The Bargaining Coach rarely comments on decisions of courts or tribunals. Plenty of others do that. This is a rare exception.

Many of you will by now be aware of the Aurizon decision where a Full Bench of the Fair Work Commission constituted by Vice President Watson, Deputy President Gostencnik and Commission Spencer terminated 12 enterprise agreements. Fundamentally, this decision recalibrates the approach taken to the termination of expired enterprise agreements.

The Full Bench found that there is no inherent “predisposition against the termination of an enterprise agreement that has passed its nominal expiry date”, effectively overturning previous views to the contrary.

The decision is thus important. Enterprise agreements are renegotiated and replaced but rarely terminated. Employers are often stuck with terms and conditions that may have been appropriate many years earlier, but are now no longer so.

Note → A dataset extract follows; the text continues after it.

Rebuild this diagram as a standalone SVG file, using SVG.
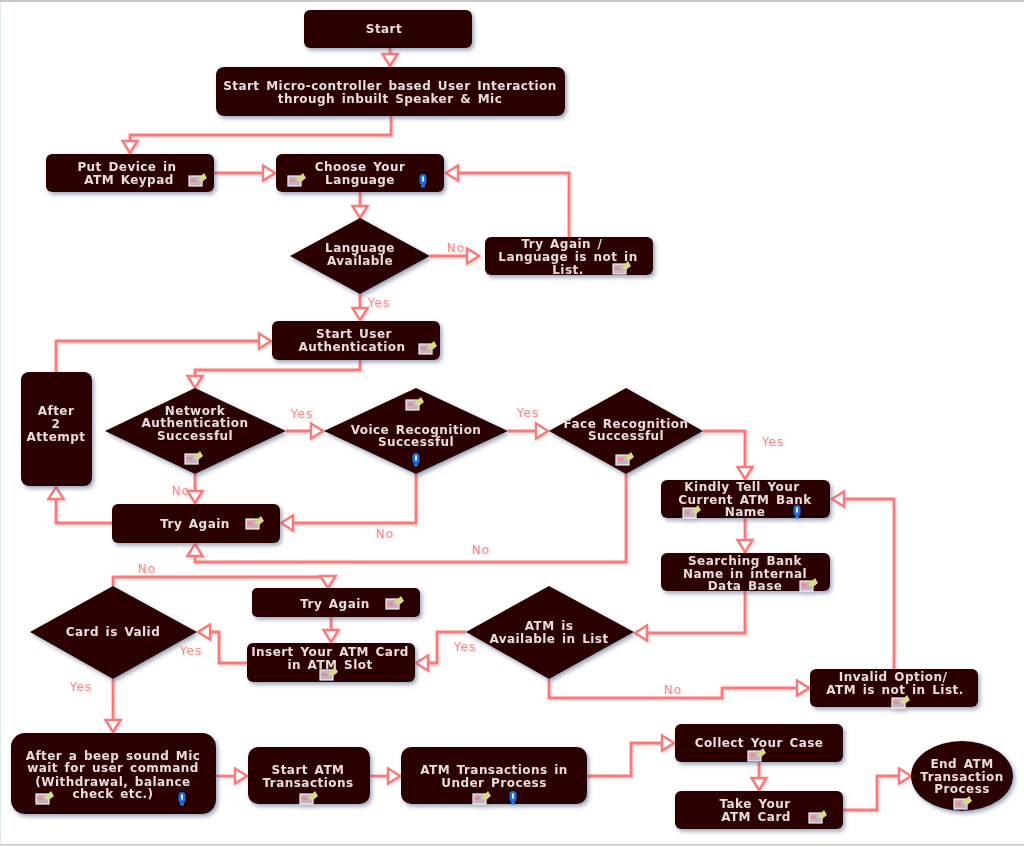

Commercial circumstances change, as was the case for Aurizon. The changes required in the workplace in order to meet new competitive challenges were unable to be derived from the enterprise bargaining process. As is often the case, unions and employees remain tied to legacy arrangements, even in the face of a burning platform for change. This is all too common.

The Aurizon decision displaces the (until now) prevailing view of the Fair Work Commission that the promotion and delivery of productivity benefits is to be achieved through enterprise bargaining. The Full Bench’s acknowledgement that deals should not operate in perpetuity introduces a degree of reality which will sit more comfortably with most employers: particularly those seeking to reform obsolete legacy arrangements.

Most importantly, for all bargaining participants, it focuses their attention where it should be: on the future, not the past.